Copy out the data exactly, leaving the pictures behind.
>> BEGIN LISTED RECORDS
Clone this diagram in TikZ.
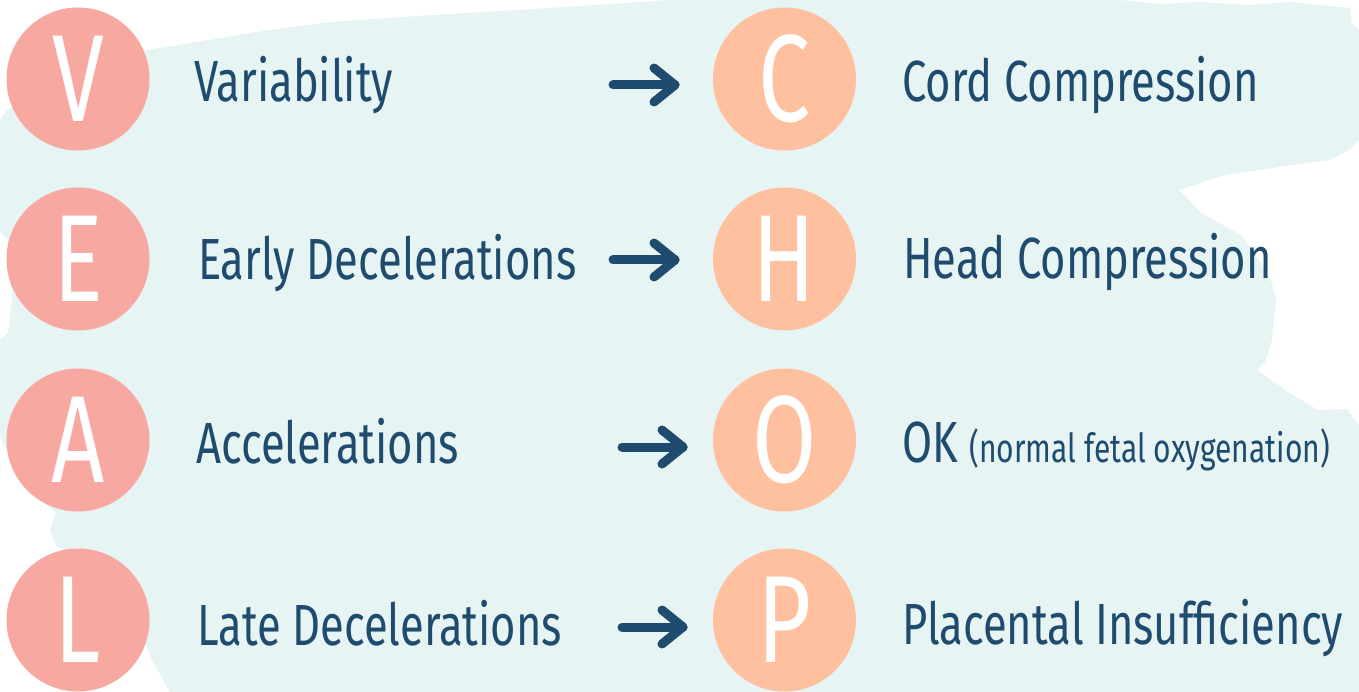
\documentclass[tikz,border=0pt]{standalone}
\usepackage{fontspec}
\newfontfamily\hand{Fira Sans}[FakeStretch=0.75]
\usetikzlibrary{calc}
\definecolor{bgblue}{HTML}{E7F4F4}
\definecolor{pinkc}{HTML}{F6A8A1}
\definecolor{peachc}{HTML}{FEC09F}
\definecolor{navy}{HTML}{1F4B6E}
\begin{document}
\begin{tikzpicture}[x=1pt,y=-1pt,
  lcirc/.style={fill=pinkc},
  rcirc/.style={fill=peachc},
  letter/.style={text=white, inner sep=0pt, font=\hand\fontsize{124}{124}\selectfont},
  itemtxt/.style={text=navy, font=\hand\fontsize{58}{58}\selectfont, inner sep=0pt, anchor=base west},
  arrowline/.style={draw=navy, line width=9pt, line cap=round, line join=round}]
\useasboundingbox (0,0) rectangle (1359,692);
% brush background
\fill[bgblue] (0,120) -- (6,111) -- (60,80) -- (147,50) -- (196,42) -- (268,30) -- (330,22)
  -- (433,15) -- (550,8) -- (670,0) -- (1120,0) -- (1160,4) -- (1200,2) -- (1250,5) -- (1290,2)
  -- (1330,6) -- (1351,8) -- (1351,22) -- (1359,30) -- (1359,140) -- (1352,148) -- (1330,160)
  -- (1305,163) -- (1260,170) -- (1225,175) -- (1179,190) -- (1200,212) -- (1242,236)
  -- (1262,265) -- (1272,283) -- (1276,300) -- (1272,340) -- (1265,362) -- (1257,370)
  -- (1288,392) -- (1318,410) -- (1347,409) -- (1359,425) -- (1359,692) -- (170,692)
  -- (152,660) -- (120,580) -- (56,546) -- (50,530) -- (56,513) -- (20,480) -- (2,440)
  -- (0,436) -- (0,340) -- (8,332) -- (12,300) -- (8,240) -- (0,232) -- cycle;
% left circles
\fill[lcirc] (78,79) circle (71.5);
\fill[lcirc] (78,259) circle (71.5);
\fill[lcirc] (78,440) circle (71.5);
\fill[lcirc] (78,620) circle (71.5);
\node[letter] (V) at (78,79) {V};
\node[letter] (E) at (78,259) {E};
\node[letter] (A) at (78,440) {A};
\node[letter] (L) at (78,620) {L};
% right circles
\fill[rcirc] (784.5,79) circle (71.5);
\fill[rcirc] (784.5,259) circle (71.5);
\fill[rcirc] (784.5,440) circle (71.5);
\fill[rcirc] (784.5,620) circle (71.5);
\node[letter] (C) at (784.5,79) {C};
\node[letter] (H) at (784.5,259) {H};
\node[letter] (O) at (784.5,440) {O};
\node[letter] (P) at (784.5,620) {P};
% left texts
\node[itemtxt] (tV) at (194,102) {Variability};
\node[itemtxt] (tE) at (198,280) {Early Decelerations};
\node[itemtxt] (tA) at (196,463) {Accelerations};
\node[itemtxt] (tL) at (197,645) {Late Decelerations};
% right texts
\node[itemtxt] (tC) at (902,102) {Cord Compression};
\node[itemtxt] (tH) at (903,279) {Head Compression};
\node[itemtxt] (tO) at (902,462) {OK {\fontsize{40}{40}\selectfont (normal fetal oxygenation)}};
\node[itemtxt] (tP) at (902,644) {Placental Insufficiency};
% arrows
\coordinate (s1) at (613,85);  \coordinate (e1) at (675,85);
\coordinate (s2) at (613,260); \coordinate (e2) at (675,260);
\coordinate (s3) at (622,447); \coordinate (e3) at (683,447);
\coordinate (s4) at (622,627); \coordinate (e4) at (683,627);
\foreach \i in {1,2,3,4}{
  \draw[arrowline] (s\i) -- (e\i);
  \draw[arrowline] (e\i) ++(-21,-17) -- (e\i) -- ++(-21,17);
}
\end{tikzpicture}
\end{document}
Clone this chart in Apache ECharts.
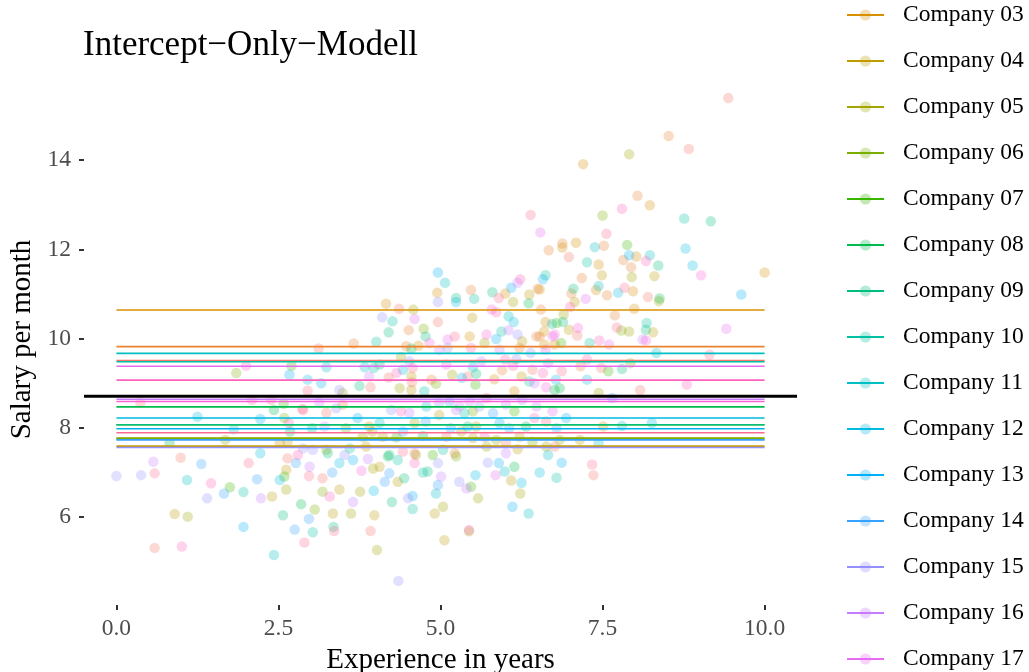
>> END LISTED RECORDS
*ANSWER TO THIS PROBLEM*
Clone this diagram in TikZ.
\documentclass[tikz,border=0pt]{standalone}
\usepackage{fontspec}
\newfontfamily\hand{Fira Sans}[FakeStretch=0.75]
\usetikzlibrary{calc}
\definecolor{bgblue}{HTML}{E7F4F4}
\definecolor{pinkc}{HTML}{F6A8A1}
\definecolor{peachc}{HTML}{FEC09F}
\definecolor{navy}{HTML}{1F4B6E}
\begin{document}
\begin{tikzpicture}[x=1pt,y=-1pt,
  lcirc/.style={fill=pinkc},
  rcirc/.style={fill=peachc},
  letter/.style={text=white, inner sep=0pt, font=\hand\fontsize{124}{124}\selectfont},
  itemtxt/.style={text=navy, font=\hand\fontsize{58}{58}\selectfont, inner sep=0pt, anchor=base west},
  arrowline/.style={draw=navy, line width=9pt, line cap=round, line join=round}]
\useasboundingbox (0,0) rectangle (1359,692);
% brush background
\fill[bgblue] (0,120) -- (6,111) -- (60,80) -- (147,50) -- (196,42) -- (268,30) -- (330,22)
  -- (433,15) -- (550,8) -- (670,0) -- (1120,0) -- (1160,4) -- (1200,2) -- (1250,5) -- (1290,2)
  -- (1330,6) -- (1351,8) -- (1351,22) -- (1359,30) -- (1359,140) -- (1352,148) -- (1330,160)
  -- (1305,163) -- (1260,170) -- (1225,175) -- (1179,190) -- (1200,212) -- (1242,236)
  -- (1262,265) -- (1272,283) -- (1276,300) -- (1272,340) -- (1265,362) -- (1257,370)
  -- (1288,392) -- (1318,410) -- (1347,409) -- (1359,425) -- (1359,692) -- (170,692)
  -- (152,660) -- (120,580) -- (56,546) -- (50,530) -- (56,513) -- (20,480) -- (2,440)
  -- (0,436) -- (0,340) -- (8,332) -- (12,300) -- (8,240) -- (0,232) -- cycle;
% left circles
\fill[lcirc] (78,79) circle (71.5);
\fill[lcirc] (78,259) circle (71.5);
\fill[lcirc] (78,440) circle (71.5);
\fill[lcirc] (78,620) circle (71.5);
\node[letter] (V) at (78,79) {V};
\node[letter] (E) at (78,259) {E};
\node[letter] (A) at (78,440) {A};
\node[letter] (L) at (78,620) {L};
% right circles
\fill[rcirc] (784.5,79) circle (71.5);
\fill[rcirc] (784.5,259) circle (71.5);
\fill[rcirc] (784.5,440) circle (71.5);
\fill[rcirc] (784.5,620) circle (71.5);
\node[letter] (C) at (784.5,79) {C};
\node[letter] (H) at (784.5,259) {H};
\node[letter] (O) at (784.5,440) {O};
\node[letter] (P) at (784.5,620) {P};
% left texts
\node[itemtxt] (tV) at (194,102) {Variability};
\node[itemtxt] (tE) at (198,280) {Early Decelerations};
\node[itemtxt] (tA) at (196,463) {Accelerations};
\node[itemtxt] (tL) at (197,645) {Late Decelerations};
% right texts
\node[itemtxt] (tC) at (902,102) {Cord Compression};
\node[itemtxt] (tH) at (903,279) {Head Compression};
\node[itemtxt] (tO) at (902,462) {OK {\fontsize{40}{40}\selectfont (normal fetal oxygenation)}};
\node[itemtxt] (tP) at (902,644) {Placental Insufficiency};
% arrows
\coordinate (s1) at (613,85);  \coordinate (e1) at (675,85);
\coordinate (s2) at (613,260); \coordinate (e2) at (675,260);
\coordinate (s3) at (622,447); \coordinate (e3) at (683,447);
\coordinate (s4) at (622,627); \coordinate (e4) at (683,627);
\foreach \i in {1,2,3,4}{
  \draw[arrowline] (s\i) -- (e\i);
  \draw[arrowline] (e\i) ++(-21,-17) -- (e\i) -- ++(-21,17);
}
\end{tikzpicture}
\end{document}
Clone this chart in Apache ECharts.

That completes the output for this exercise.